YOUR INSTRUCTIONS: Images appear in the records below; leave them out and repeat everything else exactly.

-------- DATA SHOWN --------

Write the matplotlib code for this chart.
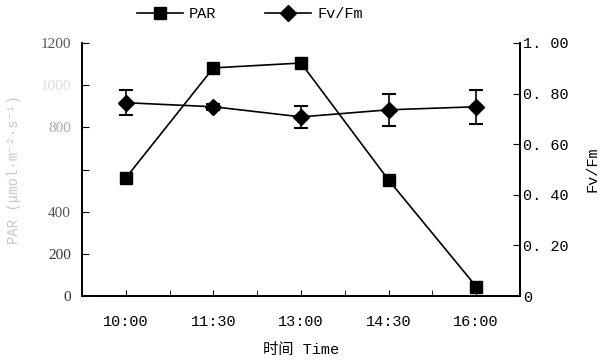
import matplotlib
matplotlib.use("Agg")
import matplotlib.pyplot as plt
from matplotlib.lines import Line2D
from matplotlib.ticker import MultipleLocator

plt.rcParams["font.family"] = ["Liberation Mono", "Noto Sans CJK SC", "DejaVu Sans"]

# data
times = ["10:00", "11:30", "13:00", "14:30", "16:00"]
par = [560, 1082, 1105, 550, 45]
fvfm = [0.764, 0.748, 0.708, 0.736, 0.748]
fvfm_err = [0.050, 0.012, 0.042, 0.064, 0.068]

par_ticks = [0, 200, 400, 600, 800, 1000, 1200]
par_ticklabels = ["0", "200", "400", "", "800", "1000", "1200"]
fv_ticks = [0, 0.2, 0.4, 0.6, 0.8, 1.0]
fv_ticklabels = ["0", "0. 20", "0. 40", "0. 60", "0. 80", "1. 00"]

fig, ax = plt.subplots(figsize=(6.03, 3.64), dpi=100)
fig.subplots_adjust(left=82/603, right=520/603, top=1-43/364, bottom=1-296/364)
ax2 = ax.twinx()

x = list(range(len(times)))
ax.plot(x, par, color="black", lw=1.2, marker="s", markersize=9, zorder=3)
ax2.errorbar(x, fvfm, yerr=fvfm_err, color="black", lw=1.2, marker="D",
             markersize=8, capsize=5, elinewidth=1.2, capthick=1.5, zorder=3)

ax.set_xlim(-0.5, 4.5)
ax.set_ylim(0, 1200)
ax2.set_ylim(0, 1.0)

ax.set_xticks(x)
ax.set_xticklabels(times, fontsize=11)
ax.xaxis.set_minor_locator(MultipleLocator(0.5))
ax.tick_params(axis="x", which="both", direction="in", length=4, pad=14)

ax.set_yticks(par_ticks)
ax.set_yticklabels(par_ticklabels, fontsize=11, family="Liberation Serif")
for lab, c in zip(ax.get_yticklabels(), ["#333333", "#333333", "#555555", "#cccccc",
                                          "#aaaaaa", "#dddddd", "#555555"]):
    lab.set_color(c)
ax.tick_params(axis="y", direction="in", length=5, pad=8)

ax2.set_yticks(fv_ticks)
ax2.set_yticklabels(fv_ticklabels, fontsize=11)
ax2.tick_params(axis="y", direction="in", length=5, pad=2)

for a in (ax, ax2):
    a.spines["top"].set_visible(False)
    for s in a.spines.values():
        s.set_linewidth(1.3)

ax.set_xlabel("时间 Time", fontsize=11, labelpad=10)
ax.set_ylabel("PAR (μmol·m⁻²·s⁻¹)", fontsize=10, color="#c8c8c8", labelpad=14,
              family=["Liberation Mono", "DejaVu Sans"])
ax2.set_ylabel("Fv/Fm", fontsize=11, labelpad=12)

h1 = Line2D([], [], color="black", lw=1.2, marker="s", markersize=9)
h2 = Line2D([], [], color="black", lw=1.2, marker="D", markersize=8)
fig.legend([h1, h2], ["PAR", "Fv/Fm"], loc="center", ncol=2,
           bbox_to_anchor=(250/603, 1-14/364), frameon=False, fontsize=11,
           handlelength=3, columnspacing=3.2, handletextpad=0.4)

fig.savefig("out.png", dpi=100)
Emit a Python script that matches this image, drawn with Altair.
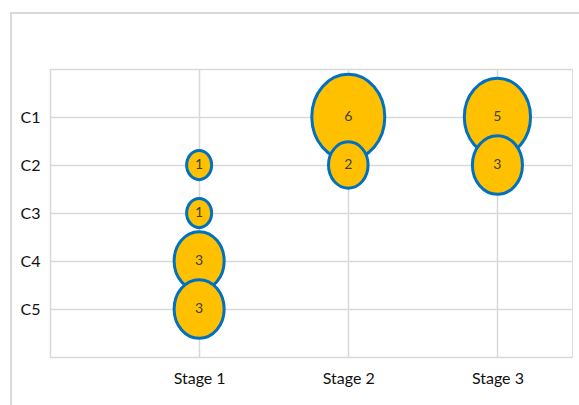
import altair as alt
import pandas as pd

stage_labels = ["Stage 1", "Stage 2", "Stage 3"]
category_labels = ["C1", "C2", "C3", "C4", "C5"]

# each bubble: stage index (1-based), category index (1-based), value
bubble_stage = [1, 1, 1, 1, 2, 2, 3, 3]
bubble_category = [2, 3, 4, 5, 1, 2, 1, 2]
bubble_value = [1, 1, 3, 3, 6, 2, 5, 3]

df = pd.DataFrame({
    "stage": bubble_stage,
    "cat": bubble_category,
    "value": bubble_value,
})

x_arr = "[" + ",".join("'" + s + "'" for s in stage_labels) + "]"
y_arr = "[" + ",".join("'" + s + "'" for s in category_labels) + "]"

FONT = "Lato"
GRID = "#d9d9d9"

x_enc = alt.X(
    "stage:Q",
    scale=alt.Scale(domain=[0, len(stage_labels) + 0.5], nice=False, zero=False),
    axis=alt.Axis(
        title=None, values=[0, 1, 2, 3], domain=False, ticks=False,
        grid=True, gridColor=GRID, gridWidth=1.5,
        labelExpr=f"datum.value >= 1 && datum.value <= {len(stage_labels)} ? {x_arr}[datum.value - 1] : ''",
        labelFont=FONT, labelFontSize=16, labelColor="#111111", labelPadding=13,
    ),
)
y_enc = alt.Y(
    "cat:Q",
    scale=alt.Scale(domain=[0, len(category_labels) + 1], reverse=True, nice=False, zero=False),
    axis=alt.Axis(
        title=None, values=[0, 1, 2, 3, 4, 5, 6], domain=False, ticks=False,
        grid=True, gridColor=GRID, gridWidth=1.5,
        labelExpr=f"datum.value >= 1 && datum.value <= {len(category_labels)} ? {y_arr}[datum.value - 1] : ''",
        labelFont=FONT, labelFontSize=16, labelColor="#111111", labelPadding=10,
    ),
)

ellipse = "M0,-1.17A1,1.17,0,1,1,0,1.17A1,1.17,0,1,1,0,-1.17Z"

base = alt.Chart(df)

bubbles = base.mark_point(
    shape=ellipse, filled=True, fill="#FFC000", stroke="#0070C0",
    strokeWidth=3, opacity=1, fillOpacity=1, strokeOpacity=1, clip=False,
).encode(
    x=x_enc, y=y_enc,
    size=alt.Size("value:Q", scale=alt.Scale(type="linear", domain=[1, 6], range=[625, 5329], zero=False), legend=None),
)

labels = base.mark_text(
    font=FONT, fontSize=14, color="#404040", baseline="middle", align="center",
).encode(
    x=alt.X("stage:Q"), y=alt.Y("cat:Q"), text=alt.Text("value:Q"),
)

frame_v = alt.Chart(df).mark_rule(color=GRID, strokeWidth=2).encode(
    x=alt.value(-39), y=alt.value(-56), y2=alt.value(340)
)
frame_h = alt.Chart(df).mark_rule(color=GRID, strokeWidth=2).encode(
    x=alt.value(-40), x2=alt.value(540), y=alt.value(-56)
)

chart = alt.layer(frame_v, frame_h, bubbles, labels).properties(
    width=522, height=288,
    padding={"left": 50, "top": 69, "right": 7, "bottom": 48},
    autosize=alt.AutoSizeParams(type="none"),
).configure_view(stroke=None).configure(background="white")

chart.save("out.html", embed_options={"renderer": "svg", "actions": False})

--------

WRITTEN REPLY:
Write the matplotlib code for this chart.
import matplotlib
matplotlib.use("Agg")
import matplotlib.pyplot as plt
from matplotlib.lines import Line2D
from matplotlib.ticker import MultipleLocator

plt.rcParams["font.family"] = ["Liberation Mono", "Noto Sans CJK SC", "DejaVu Sans"]

# data
times = ["10:00", "11:30", "13:00", "14:30", "16:00"]
par = [560, 1082, 1105, 550, 45]
fvfm = [0.764, 0.748, 0.708, 0.736, 0.748]
fvfm_err = [0.050, 0.012, 0.042, 0.064, 0.068]

par_ticks = [0, 200, 400, 600, 800, 1000, 1200]
par_ticklabels = ["0", "200", "400", "", "800", "1000", "1200"]
fv_ticks = [0, 0.2, 0.4, 0.6, 0.8, 1.0]
fv_ticklabels = ["0", "0. 20", "0. 40", "0. 60", "0. 80", "1. 00"]

fig, ax = plt.subplots(figsize=(6.03, 3.64), dpi=100)
fig.subplots_adjust(left=82/603, right=520/603, top=1-43/364, bottom=1-296/364)
ax2 = ax.twinx()

x = list(range(len(times)))
ax.plot(x, par, color="black", lw=1.2, marker="s", markersize=9, zorder=3)
ax2.errorbar(x, fvfm, yerr=fvfm_err, color="black", lw=1.2, marker="D",
             markersize=8, capsize=5, elinewidth=1.2, capthick=1.5, zorder=3)

ax.set_xlim(-0.5, 4.5)
ax.set_ylim(0, 1200)
ax2.set_ylim(0, 1.0)

ax.set_xticks(x)
ax.set_xticklabels(times, fontsize=11)
ax.xaxis.set_minor_locator(MultipleLocator(0.5))
ax.tick_params(axis="x", which="both", direction="in", length=4, pad=14)

ax.set_yticks(par_ticks)
ax.set_yticklabels(par_ticklabels, fontsize=11, family="Liberation Serif")
for lab, c in zip(ax.get_yticklabels(), ["#333333", "#333333", "#555555", "#cccccc",
                                          "#aaaaaa", "#dddddd", "#555555"]):
    lab.set_color(c)
ax.tick_params(axis="y", direction="in", length=5, pad=8)

ax2.set_yticks(fv_ticks)
ax2.set_yticklabels(fv_ticklabels, fontsize=11)
ax2.tick_params(axis="y", direction="in", length=5, pad=2)

for a in (ax, ax2):
    a.spines["top"].set_visible(False)
    for s in a.spines.values():
        s.set_linewidth(1.3)

ax.set_xlabel("时间 Time", fontsize=11, labelpad=10)
ax.set_ylabel("PAR (μmol·m⁻²·s⁻¹)", fontsize=10, color="#c8c8c8", labelpad=14,
              family=["Liberation Mono", "DejaVu Sans"])
ax2.set_ylabel("Fv/Fm", fontsize=11, labelpad=12)

h1 = Line2D([], [], color="black", lw=1.2, marker="s", markersize=9)
h2 = Line2D([], [], color="black", lw=1.2, marker="D", markersize=8)
fig.legend([h1, h2], ["PAR", "Fv/Fm"], loc="center", ncol=2,
           bbox_to_anchor=(250/603, 1-14/364), frameon=False, fontsize=11,
           handlelength=3, columnspacing=3.2, handletextpad=0.4)

fig.savefig("out.png", dpi=100)
Emit a Python script that matches this image, drawn with Altair.
import altair as alt
import pandas as pd

stage_labels = ["Stage 1", "Stage 2", "Stage 3"]
category_labels = ["C1", "C2", "C3", "C4", "C5"]

# each bubble: stage index (1-based), category index (1-based), value
bubble_stage = [1, 1, 1, 1, 2, 2, 3, 3]
bubble_category = [2, 3, 4, 5, 1, 2, 1, 2]
bubble_value = [1, 1, 3, 3, 6, 2, 5, 3]

df = pd.DataFrame({
    "stage": bubble_stage,
    "cat": bubble_category,
    "value": bubble_value,
})

x_arr = "[" + ",".join("'" + s + "'" for s in stage_labels) + "]"
y_arr = "[" + ",".join("'" + s + "'" for s in category_labels) + "]"

FONT = "Lato"
GRID = "#d9d9d9"

x_enc = alt.X(
    "stage:Q",
    scale=alt.Scale(domain=[0, len(stage_labels) + 0.5], nice=False, zero=False),
    axis=alt.Axis(
        title=None, values=[0, 1, 2, 3], domain=False, ticks=False,
        grid=True, gridColor=GRID, gridWidth=1.5,
        labelExpr=f"datum.value >= 1 && datum.value <= {len(stage_labels)} ? {x_arr}[datum.value - 1] : ''",
        labelFont=FONT, labelFontSize=16, labelColor="#111111", labelPadding=13,
    ),
)
y_enc = alt.Y(
    "cat:Q",
    scale=alt.Scale(domain=[0, len(category_labels) + 1], reverse=True, nice=False, zero=False),
    axis=alt.Axis(
        title=None, values=[0, 1, 2, 3, 4, 5, 6], domain=False, ticks=False,
        grid=True, gridColor=GRID, gridWidth=1.5,
        labelExpr=f"datum.value >= 1 && datum.value <= {len(category_labels)} ? {y_arr}[datum.value - 1] : ''",
        labelFont=FONT, labelFontSize=16, labelColor="#111111", labelPadding=10,
    ),
)

ellipse = "M0,-1.17A1,1.17,0,1,1,0,1.17A1,1.17,0,1,1,0,-1.17Z"

base = alt.Chart(df)

bubbles = base.mark_point(
    shape=ellipse, filled=True, fill="#FFC000", stroke="#0070C0",
    strokeWidth=3, opacity=1, fillOpacity=1, strokeOpacity=1, clip=False,
).encode(
    x=x_enc, y=y_enc,
    size=alt.Size("value:Q", scale=alt.Scale(type="linear", domain=[1, 6], range=[625, 5329], zero=False), legend=None),
)

labels = base.mark_text(
    font=FONT, fontSize=14, color="#404040", baseline="middle", align="center",
).encode(
    x=alt.X("stage:Q"), y=alt.Y("cat:Q"), text=alt.Text("value:Q"),
)

frame_v = alt.Chart(df).mark_rule(color=GRID, strokeWidth=2).encode(
    x=alt.value(-39), y=alt.value(-56), y2=alt.value(340)
)
frame_h = alt.Chart(df).mark_rule(color=GRID, strokeWidth=2).encode(
    x=alt.value(-40), x2=alt.value(540), y=alt.value(-56)
)

chart = alt.layer(frame_v, frame_h, bubbles, labels).properties(
    width=522, height=288,
    padding={"left": 50, "top": 69, "right": 7, "bottom": 48},
    autosize=alt.AutoSizeParams(type="none"),
).configure_view(stroke=None).configure(background="white")

chart.save("out.html", embed_options={"renderer": "svg", "actions": False})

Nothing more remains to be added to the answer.